# Objective
Below are some records. Output the lines from the first one through the line that holds "import seaborn as sns", exactly as written, with no pictures.

# Figure scripts
+ + + + +

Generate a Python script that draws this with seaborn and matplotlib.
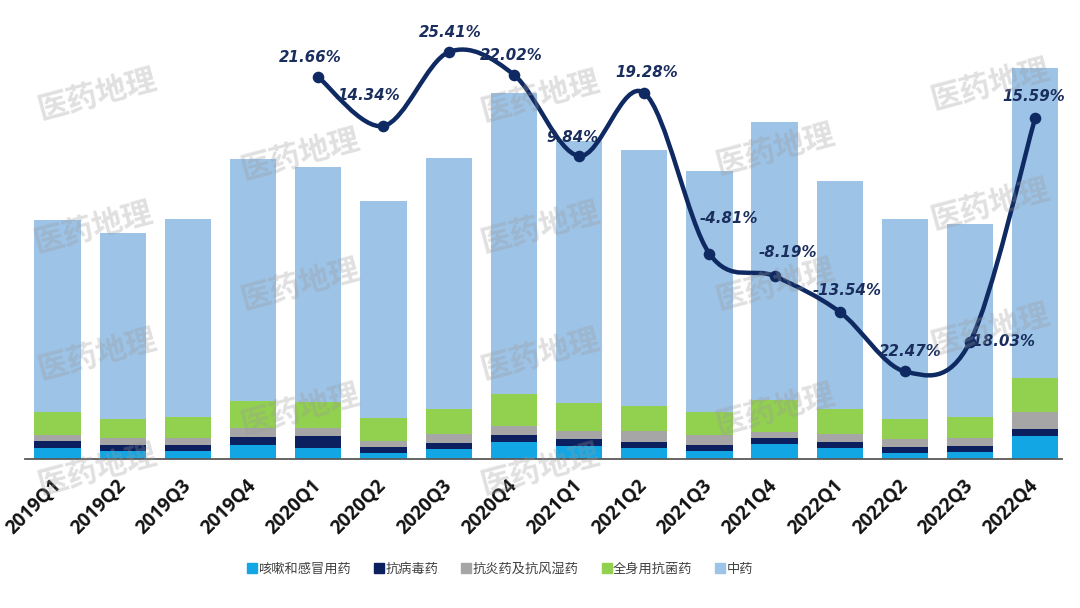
import numpy as np
import pandas as pd
import matplotlib
matplotlib.use("Agg")
import matplotlib.pyplot as plt
from matplotlib.path import Path
from matplotlib.patches import PathPatch
from matplotlib.lines import Line2D
from matplotlib.transforms import ScaledTranslation
import seaborn as sns

# ---------------- data ----------------
quarters = ["2019Q1", "2019Q2", "2019Q3", "2019Q4",
            "2020Q1", "2020Q2", "2020Q3", "2020Q4",
            "2021Q1", "2021Q2", "2021Q3", "2021Q4",
            "2022Q1", "2022Q2", "2022Q3", "2022Q4"]
series_names = ["咳嗽和感冒用药", "抗病毒药", "抗炎药及抗风湿药", "全身用抗菌药", "中药"]
cough = [11, 8, 8, 14, 11, 5.7, 10, 16.7, 13.3, 10.7, 8, 14.7, 10.7, 6.3, 7.3, 23.3]
antiviral = [6.7, 6, 6, 8.3, 11.7, 6, 6, 7.3, 6.3, 6.7, 6, 6, 6.7, 6, 5.7, 6.7]
antiinflam = [6.7, 7, 7, 9, 8, 6.7, 9, 9.3, 8.7, 11, 10, 6.7, 7.3, 7.3, 7.7, 17.3]
antibacterial = [23, 19, 21, 26.7, 26.3, 22.7, 25, 31.7, 27.3, 24.7, 23.3, 31.7, 25, 20, 21, 33.3]
tcm = [192, 185.7, 197.7, 242, 234.7, 217.3, 251.3, 301.3, 263, 256, 240.7, 278, 228.3, 200.3, 193.3, 310.3]

growth_quarters = quarters[4:]
growth = [21.66, 14.34, 25.41, 22.02, 9.84, 19.28, -4.81, -8.19, -13.54, -22.47, -18.03, 15.59]
growth_labels = ["21.66%", "14.34%", "25.41%", "22.02%", "9.84%", "19.28%",
                 "-4.81%", "-8.19%", "-13.54%", "22.47%", "-18.03%", "15.59%"]

# ---------------- style ----------------
colors = ["#12A6E4", "#0C1F5E", "#A6A6A6", "#92D050", "#9DC3E6"]
line_color = "#0F2A62"
label_offsets_px = [(-8, 20), (-15, 30), (2, 20), (-3, 19), (-7, 18), (3, 21),
                    (19, 35), (13, 24), (7, 21), (5, 20), (31, 0), (-2, 21)]

sns.set_theme(style="white")
plt.rcParams["font.family"] = ["Noto Sans CJK SC", "DejaVu Sans"]

fig = plt.figure(figsize=(10.8, 6.08), dpi=100)
ax = fig.add_axes([25 / 1080, 0.245, 1037 / 1080, 0.689])

df = pd.DataFrame({"q": quarters, "s0": cough, "s1": antiviral, "s2": antiinflam,
                   "s3": antibacterial, "s4": tcm})
cum = df[["s0", "s1", "s2", "s3", "s4"]].cumsum(axis=1)
for i in range(4, -1, -1):
    sns.barplot(x=df["q"], y=cum[f"s{i}"], order=quarters, color=colors[i],
                saturation=1, width=0.71, ax=ax, zorder=2, linewidth=0,
                edgecolor="none")

ax.set_ylim(0, 419)
ax.set_xlim(-0.5, 15.41)
ax.set_xlabel("")
ax.set_ylabel("")
ax.set_yticks([])
for s in ["top", "right", "left"]:
    ax.spines[s].set_visible(False)
ax.spines["bottom"].set_color("#595959")
ax.spines["bottom"].set_linewidth(1.3)
ax.tick_params(axis="x", length=0, pad=12)
ax.set_xticks(range(len(quarters)))
ax.set_xticklabels(quarters, rotation=45, ha="right", va="top",
                   rotation_mode="anchor", fontsize=13.5, fontweight="bold",
                   color="#111111", family=["Open Sans", "DejaVu Sans"])
shift = ScaledTranslation(-7 / 100, 0, fig.dpi_scale_trans)
for lbl in ax.get_xticklabels():
    lbl.set_transform(lbl.get_transform() + shift)

# ---------------- growth line ----------------
ax2 = ax.twinx()
ax2.set_ylim(-35.61, 27.21)
ax2.axis("off")

gx = np.array([quarters.index(q) for q in growth_quarters], dtype=float)
gy = np.array(growth, dtype=float)
pts = np.column_stack([gx, gy])
verts = [tuple(pts[0])]
codes = [Path.MOVETO]
n = len(pts)
for k in range(n - 1):
    p0 = pts[k - 1] if k > 0 else pts[k]
    p1 = pts[k]
    p2 = pts[k + 1]
    p3 = pts[k + 2] if k + 2 < n else pts[k + 1]
    c1 = p1 + (p2 - p0) / 6.0
    c2 = p2 - (p3 - p1) / 6.0
    verts += [tuple(c1), tuple(c2), tuple(p2)]
    codes += [Path.CURVE4] * 3
ax2.add_patch(PathPatch(Path(verts, codes), facecolor="none", edgecolor=line_color,
                        lw=3.2, zorder=4, capstyle="round", joinstyle="round"))
sns.scatterplot(x=gx, y=gy, ax=ax2, color=line_color, s=70, edgecolor=line_color,
                linewidth=0, zorder=5, legend=False)
ax2.set_xlim(-0.5, 15.41)

for (x, y, t, off) in zip(gx, gy, growth_labels, label_offsets_px):
    ax2.annotate(t, (x, y), xytext=(off[0], off[1]), textcoords="offset pixels",
                 ha="center", va="center", fontsize=10.8, fontweight="bold",
                 fontstyle="italic", color="#1A2E5E",
                 family=["DejaVu Sans"], zorder=6)

# ---------------- watermarks ----------------
wm_positions = [(97, 95), (93, 228), (97, 355), (97, 470),
                (300, 155), (300, 285), (300, 410),
                (540, 97), (540, 228), (540, 355), (540, 470),
                (775, 150), (775, 285), (775, 410),
                (990, 85), (990, 205), (990, 330)]
for (px, py) in wm_positions:
    fig.text(px / 1080, 1 - py / 608, "医药地理", fontsize=22, fontweight="bold",
             color="#9A9A9A", alpha=0.3, rotation=15, ha="center", va="center",
             zorder=10)

# ---------------- legend ----------------
handles = [Line2D([0], [0], marker="s", linestyle="none", markersize=6.5,
                  markerfacecolor=c, markeredgecolor=c) for c in colors]
fig.legend(handles, series_names, loc="center", bbox_to_anchor=(500 / 1080, 0.064),
           ncol=5, frameon=False, fontsize=9.5, handletextpad=0.1,
           columnspacing=1.7, labelcolor="#404040", handlelength=0.8)

fig.savefig("out.png", dpi=100)
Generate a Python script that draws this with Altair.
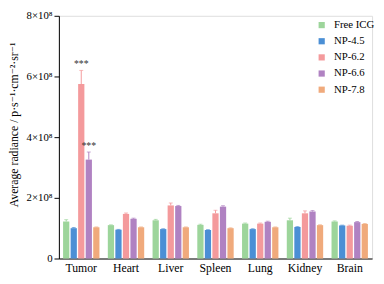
import altair as alt
import pandas as pd

organs = ["Tumor", "Heart", "Liver", "Spleen", "Lung", "Kidney", "Brain"]
groups = ["Free ICG", "NP-4.5", "NP-6.2", "NP-6.6", "NP-7.8"]
colors = ["#9dd59b", "#4b8fd5", "#f49a9c", "#b082c2", "#f0aa7c"]

# values in units of 1e8
free_icg = [1.22, 1.10, 1.26, 1.11, 1.15, 1.26, 1.22]
np45 = [1.00, 0.95, 0.97, 0.94, 0.97, 1.04, 1.09]
np62 = [5.75, 1.47, 1.75, 1.49, 1.15, 1.49, 1.08]
np66 = [3.26, 1.31, 1.73, 1.71, 1.21, 1.55, 1.20]
np78 = [1.03, 1.03, 1.03, 1.00, 1.03, 1.10, 1.14]

err_free = [0.06, 0.01, 0.03, 0.02, 0.02, 0.07, 0.02]
err_45 = [0.02, 0.01, 0.01, 0.01, 0.01, 0.01, 0.01]
err_62 = [0.45, 0.03, 0.08, 0.10, 0.02, 0.08, 0.02]
err_66 = [0.25, 0.02, 0.02, 0.03, 0.02, 0.03, 0.02]
err_78 = [0.01, 0.01, 0.01, 0.01, 0.01, 0.01, 0.01]

sig_organ = ["Tumor", "Tumor"]
sig_group = ["NP-6.2", "NP-6.6"]
sig_text = ["***", "***"]

rows = []
for g, vals, errs in zip(groups, [free_icg, np45, np62, np66, np78],
                         [err_free, err_45, err_62, err_66, err_78]):
    for o, v, e in zip(organs, vals, errs):
        rows.append({"organ": o, "group": g, "value": v, "top": v + e})
df = pd.DataFrame(rows)

pairs = list(zip(sig_organ, sig_group))
sig = df[df.apply(lambda r: (r["organ"], r["group"]) in pairs, axis=1)].copy()
sig["label"] = sig_text

serif = "Liberation Serif, Times New Roman, Times, DejaVu Serif, serif"

x = alt.X("organ:N", sort=organs,
          scale=alt.Scale(paddingInner=0.17, paddingOuter=0.085),
          axis=alt.Axis(title=None, labelAngle=0, ticks=False, labelFont=serif,
                        labelFontSize=12, labelColor="black", domainColor="black",
                        labelPadding=4))
xo = alt.XOffset("group:N", sort=groups,
                 scale=alt.Scale(paddingInner=0.17, paddingOuter=0.05))
cscale = alt.Scale(domain=groups, range=colors)
color = alt.Color("group:N", sort=groups, scale=cscale,
                  legend=alt.Legend(title=None, orient="none", legendX=263, legendY=4,
                                    symbolType="square", symbolSize=40,
                                    symbolStrokeWidth=0, labelFont=serif,
                                    labelFontSize=11, labelColor="black",
                                    rowPadding=4.5, labelOffset=7))

y = alt.Y("value:Q",
          scale=alt.Scale(domain=[0, 8], nice=False),
          axis=alt.Axis(title="Average radiance / p·s⁻¹·cm⁻²·sr⁻¹",
                        titleFont=serif, titleFontSize=12, titleFontWeight="normal",
                        titleColor="black", titleX=-46, titleY=111,
                        titleBaseline="middle",
                        values=[0, 1, 2, 3, 4, 5, 6, 7, 8],
                        labelExpr="datum.value == 0 ? '0' : (datum.value % 2 == 0 ? datum.value + '×10⁸' : '')",
                        labelFont=serif, labelFontSize=11, labelColor="black",
                        grid=False, tickColor="black", tickSize=5,
                        domainColor="black", labelPadding=2))

base = alt.Chart(df)
bars = base.mark_bar().encode(x=x, xOffset=xo, y=y, color=color)
rules = base.mark_rule(strokeWidth=1).encode(
    x=x, xOffset=xo, y="value:Q", y2="top:Q",
    color=alt.Color("group:N", sort=groups, scale=cscale, legend=None))
caps = base.mark_tick(thickness=1, size=4).encode(
    x=x, xOffset=xo, y="top:Q",
    color=alt.Color("group:N", sort=groups, scale=cscale, legend=None))
stars = alt.Chart(sig).mark_text(font=serif, fontSize=10, color="#333333", dy=-6).encode(
    x=x, xOffset=xo, y="top:Q", text="label:N")

chart = alt.layer(bars, rules, caps, stars).properties(
    width=320, height=248,
    autosize=alt.AutoSizeParams(type="none"),
    padding={"left": 52, "top": 5, "right": 4, "bottom": 20},
).configure_view(stroke=None).configure(background="white")

chart.save("out.html", embed_options={"renderer": "svg", "actions": False})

+ + + + +

# Finished task
Generate a Python script that draws this with seaborn and matplotlib.
import numpy as np
import pandas as pd
import matplotlib
matplotlib.use("Agg")
import matplotlib.pyplot as plt
from matplotlib.path import Path
from matplotlib.patches import PathPatch
from matplotlib.lines import Line2D
from matplotlib.transforms import ScaledTranslation
import seaborn as sns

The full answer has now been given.